1. Buka konten
  2. Buka menu utama
  3. Buka situs DW lainnya
Sosial

Ramadan di Indonesia Jadi Bulan yang Diskriminatif?

Nadya Karima Melati
16 Mei 2018

Ramadan menjadi bulan penuh diskriminasi di Indonesia khususnya setelah memasuki masa reformasi. Apa alasannya? Simak opini Nadya Karima Melati.

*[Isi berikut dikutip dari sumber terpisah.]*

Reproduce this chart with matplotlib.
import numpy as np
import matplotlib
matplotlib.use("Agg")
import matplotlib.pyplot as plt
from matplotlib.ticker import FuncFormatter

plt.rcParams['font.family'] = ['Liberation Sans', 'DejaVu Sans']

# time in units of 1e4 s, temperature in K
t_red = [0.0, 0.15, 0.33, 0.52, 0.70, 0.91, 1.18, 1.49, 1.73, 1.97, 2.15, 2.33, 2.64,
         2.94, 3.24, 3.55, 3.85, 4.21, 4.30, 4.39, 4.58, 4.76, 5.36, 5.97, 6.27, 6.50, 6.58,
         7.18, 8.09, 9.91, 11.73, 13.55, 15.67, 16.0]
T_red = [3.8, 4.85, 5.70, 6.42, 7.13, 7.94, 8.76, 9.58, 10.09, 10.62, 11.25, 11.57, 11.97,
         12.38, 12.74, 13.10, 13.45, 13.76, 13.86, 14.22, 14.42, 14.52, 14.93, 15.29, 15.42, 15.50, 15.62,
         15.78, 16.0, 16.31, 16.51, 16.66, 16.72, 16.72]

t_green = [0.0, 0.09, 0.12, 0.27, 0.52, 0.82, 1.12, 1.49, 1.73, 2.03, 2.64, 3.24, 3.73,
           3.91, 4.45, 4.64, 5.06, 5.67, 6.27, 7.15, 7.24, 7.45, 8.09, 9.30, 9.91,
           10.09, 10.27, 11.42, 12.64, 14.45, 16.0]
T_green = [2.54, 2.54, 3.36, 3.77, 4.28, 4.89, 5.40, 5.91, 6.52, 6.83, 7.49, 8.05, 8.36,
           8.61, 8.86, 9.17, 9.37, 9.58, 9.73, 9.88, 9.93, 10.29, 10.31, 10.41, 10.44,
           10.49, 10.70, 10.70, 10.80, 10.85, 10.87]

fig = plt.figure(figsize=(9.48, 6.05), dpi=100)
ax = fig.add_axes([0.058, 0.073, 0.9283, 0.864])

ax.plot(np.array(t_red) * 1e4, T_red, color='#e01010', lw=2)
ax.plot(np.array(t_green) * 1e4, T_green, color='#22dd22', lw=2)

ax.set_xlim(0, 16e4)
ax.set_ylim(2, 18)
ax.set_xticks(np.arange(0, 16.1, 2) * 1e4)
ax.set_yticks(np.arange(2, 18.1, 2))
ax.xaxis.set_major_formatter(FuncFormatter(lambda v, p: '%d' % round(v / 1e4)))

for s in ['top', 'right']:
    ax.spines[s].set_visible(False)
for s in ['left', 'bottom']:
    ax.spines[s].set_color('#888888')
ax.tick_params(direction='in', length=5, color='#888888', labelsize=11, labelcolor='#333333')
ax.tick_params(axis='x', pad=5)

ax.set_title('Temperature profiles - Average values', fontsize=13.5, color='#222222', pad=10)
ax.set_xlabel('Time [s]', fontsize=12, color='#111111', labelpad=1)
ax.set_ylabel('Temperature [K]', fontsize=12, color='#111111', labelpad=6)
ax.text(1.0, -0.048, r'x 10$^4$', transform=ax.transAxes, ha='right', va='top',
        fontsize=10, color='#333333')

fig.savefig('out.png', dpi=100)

Indonesien Ramadan in Jakarta
Foto: Getty Images/AFP/B. Ismoyo

Bulan Ramadan segera tiba, banyak ibu-ibu bersiap-siap berbelanja untuk persiapan menyambut bulan yang dianggap suci bagi umat Muslim. Banyak anak-anak bersuka cita karena waktu sekolah yang lebih singkat dan waktu main yang lebih panjang. Tapi tidak begitu yang dialami sebut saja A, sebagai penganut agama non-mayoritas, dia ikut berbelanja banyak kebutuhan menjelang bulan puasa khususnya makanan beku dan berbagai makanan instan.

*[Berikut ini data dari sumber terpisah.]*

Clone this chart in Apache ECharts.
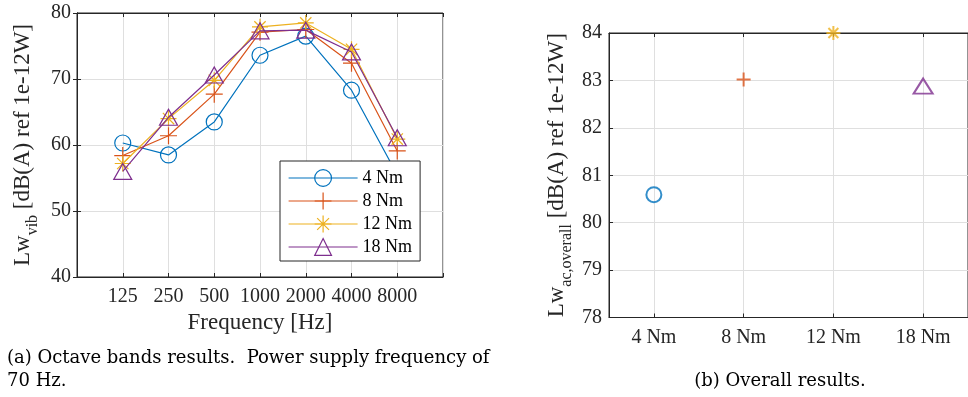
<!DOCTYPE html>
<html>
<head>
<meta charset="utf-8">
<script src="https://cdn.jsdelivr.net/npm/echarts@6/dist/echarts.min.js"></script>
<style>
html,body{margin:0;padding:0;background:#fff;}
#chart{width:968px;height:397px;}
</style>
</head>
<body>
<div id="chart"></div>
<script>
// ---- data ----
const freqs = ['125', '250', '500', '1000', '2000', '4000', '8000'];
const torques = ['4 Nm', '8 Nm', '12 Nm', '18 Nm'];
const lw4  = [60.3, 58.5, 63.5, 73.6, 76.5, 68.3, 55.5];
const lw8  = [58.4, 61.4, 67.7, 77.1, 77.5, 72.4, 59.1];
const lw12 = [57.2, 64.0, 69.8, 77.9, 78.5, 74.5, 60.9];
const lw18 = [56.0, 64.2, 70.6, 77.3, 77.4, 74.1, 61.1];
const overall = [80.59, 83.02, 84.0, 82.88];
const yTicksA = [40, 80, 10];
const yTicksB = [78, 84, 1];

// ---- style ----
const colors = ['#0072BD', '#D95319', '#EDB120', '#7E2F8E'];
const FONT = 'Liberation Serif';
const AX = '#262626';
const GRID = '#dfdfdf';
const PLUS = 'path://M0,-10L0,10M-10,0L10,0';
const STAR = 'path://M0,-10L0,10M-10,0L10,0M-7.07,-7.07L7.07,7.07M-7.07,7.07L7.07,-7.07';
const symbols = ['circle', PLUS, STAR, 'triangle'];
const symSizeA = [16, 17, 16, [18, 16]];
const symSizeB = [15, 14, 14, [19, 15]];
const series4 = [lw4, lw8, lw12, lw18];

// category axis for panel b: half-step slots so grid lines sit at the points
const catB = [''];
torques.forEach(t => { catB.push(t); catB.push(''); });
const odd = (i) => i % 2 === 1;

const chart = echarts.init(document.getElementById('chart'), null, {renderer: 'canvas'});

const series = [];
series4.forEach((arr, k) => {
  series.push({
    name: torques[k],
    type: 'line',
    xAxisIndex: 0, yAxisIndex: 0,
    data: arr.map((v, i) => [i + 1, v]),
    symbol: symbols[k],
    symbolSize: symSizeA[k],
    showSymbol: true,
    lineStyle: {color: colors[k], width: 1.2},
    itemStyle: {color: 'rgba(0,0,0,0)', borderColor: colors[k], borderWidth: 1.2},
    emphasis: {disabled: true},
    animation: false,
    z: 3 + k
  });
});
overall.forEach((v, k) => {
  series.push({
    name: 'overall ' + torques[k],
    type: 'scatter',
    xAxisIndex: 1, yAxisIndex: 1,
    data: [[2 * k + 1, v]],
    symbol: symbols[k],
    symbolSize: symSizeB[k],
    itemStyle: {color: 'rgba(0,0,0,0)', borderColor: colors[k], borderWidth: 2},
    emphasis: {disabled: true},
    animation: false,
    z: 3
  });
});

const tickLbl = {fontFamily: FONT, fontSize: 20, color: AX};
const nameRich = {
  m: {fontFamily: FONT, fontSize: 23, color: AX, lineHeight: 36, verticalAlign: 'middle'},
  s: {fontFamily: FONT, fontSize: 16, color: AX, lineHeight: 14, verticalAlign: 'bottom'}
};

const option = {
  backgroundColor: '#fff',
  animation: false,
  grid: [
    {left: 77, top: 13, width: 366, height: 264, show: true, borderColor: AX, borderWidth: 1, backgroundColor: 'rgba(0,0,0,0)'},
    {left: 609, top: 33, width: 367, height: 284.5, show: true, borderColor: AX, borderWidth: 1, backgroundColor: 'rgba(0,0,0,0)'}
  ],
  xAxis: [
    {
      gridIndex: 0, type: 'value', min: 0, max: freqs.length + 1, interval: 1,
      axisLine: {show: true, lineStyle: {color: AX, width: 1}},
      axisTick: {show: true, inside: true, length: 4, lineStyle: {color: AX}},
      axisLabel: Object.assign({margin: 10, formatter: (v) => freqs[v - 1] || ''}, tickLbl),
      splitLine: {show: true, lineStyle: {color: GRID, width: 1}},
      name: 'Frequency [Hz]', nameLocation: 'middle', nameGap: 34,
      nameTextStyle: {fontFamily: FONT, fontSize: 23, color: AX, lineHeight: 23}
    },
    {
      gridIndex: 1, type: 'category', data: catB, boundaryGap: false,
      axisLine: {show: true, lineStyle: {color: AX, width: 1}},
      axisTick: {show: true, inside: true, length: 4, interval: odd, lineStyle: {color: AX}},
      axisLabel: Object.assign({margin: 10, interval: odd}, tickLbl),
      splitLine: {show: true, interval: odd, lineStyle: {color: GRID, width: 1}}
    },
    {
      gridIndex: 0, type: 'value', position: 'top', min: 0, max: freqs.length + 1, interval: 1,
      axisLine: {show: true, lineStyle: {color: AX}},
      axisTick: {show: true, inside: true, length: 4, lineStyle: {color: AX}},
      axisLabel: {show: false}, splitLine: {show: false}
    },
    {
      gridIndex: 1, type: 'category', position: 'top', data: catB, boundaryGap: false,
      axisLine: {show: true, lineStyle: {color: AX}},
      axisTick: {show: true, inside: true, length: 4, interval: odd, lineStyle: {color: AX}},
      axisLabel: {show: false}, splitLine: {show: false}
    }
  ],
  yAxis: [
    {
      gridIndex: 0, type: 'value', min: yTicksA[0], max: yTicksA[1], interval: yTicksA[2],
      axisLine: {show: true, lineStyle: {color: AX, width: 1}},
      axisTick: {show: true, inside: true, length: 4, lineStyle: {color: AX}},
      axisLabel: Object.assign({margin: 6}, tickLbl),
      splitLine: {show: true, lineStyle: {color: GRID, width: 1}},
      name: '{m|Lw}{s|vib}{m| [dB(A) ref 1e-12W]}', nameLocation: 'middle', nameRotate: 90, nameGap: 36,
      nameTextStyle: {rich: nameRich}
    },
    {
      gridIndex: 1, type: 'value', min: yTicksB[0], max: yTicksB[1], interval: yTicksB[2],
      axisLine: {show: true, lineStyle: {color: AX, width: 1}},
      axisTick: {show: true, inside: true, length: 4, lineStyle: {color: AX}},
      axisLabel: Object.assign({margin: 7}, tickLbl),
      splitLine: {show: true, lineStyle: {color: GRID, width: 1}},
      name: '{m|Lw}{s|ac,overall}{m| [dB(A) ref 1e-12W]}', nameLocation: 'middle', nameRotate: 90, nameGap: 34,
      nameTextStyle: {rich: nameRich}
    },
    {
      gridIndex: 0, type: 'value', position: 'right', min: yTicksA[0], max: yTicksA[1], interval: yTicksA[2],
      axisLine: {show: true, lineStyle: {color: AX}},
      axisTick: {show: true, inside: true, length: 4, lineStyle: {color: AX}},
      axisLabel: {show: false}, splitLine: {show: false}
    }
  ],
  legend: {
    data: torques,
    orient: 'vertical',
    left: 280, top: 161,
    padding: [8, 8, 5, 8],
    itemGap: 5,
    itemWidth: 69,
    itemHeight: 21,
    backgroundColor: '#fff',
    borderColor: AX,
    borderWidth: 1,
    borderRadius: 0,
    selectedMode: false,
    itemStyle: {borderWidth: 1.2},
    lineStyle: {width: 1.2},
    textStyle: {fontFamily: FONT, fontSize: 18, color: '#000'}
  },
  graphic: [
    {
      type: 'text', left: 7, top: 347,
      style: {
        text: '(a) Octave bands results.  Power supply frequency of\n70 Hz.',
        font: '18px "DejaVu Serif"', fill: '#000', lineHeight: 23
      }
    },
    {
      type: 'text', x: 780, y: 381,
      style: {
        text: '(b) Overall results.',
        font: '18px "DejaVu Serif"', fill: '#000',
        textAlign: 'center', textVerticalAlign: 'middle'
      }
    }
  ],
  series: series
};
chart.setOption(option);
</script>
</body>
</html>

Padahal, dengan keadaan hamil muda seharusnya dia lebih banyak menyantap makanan sehat dan sayur-sayuran. Tapi apa boleh buat katanya, selama bulan puasa banyak warung makan dekat kantor tempat ia biasa membeli makanan dilarang buka. Hal yang sama terjadi pada N sebagai perempuan yang beragama Muslim dan ikut berpuasa juga menyatakan kesusahan mencari tempat makan yang bisa diakses saat bulan Ramadan karena sebagai perempuan dia tidak berpuasa sebulan penuh. Ada saat-saat menstruasi yang menyebabkan N tidak berpuasa dan karena harus bekerja penuh waktu ia tidak sempat memasak dan warung makan yang bisa diakses saat bulan puasa sangat sedikit.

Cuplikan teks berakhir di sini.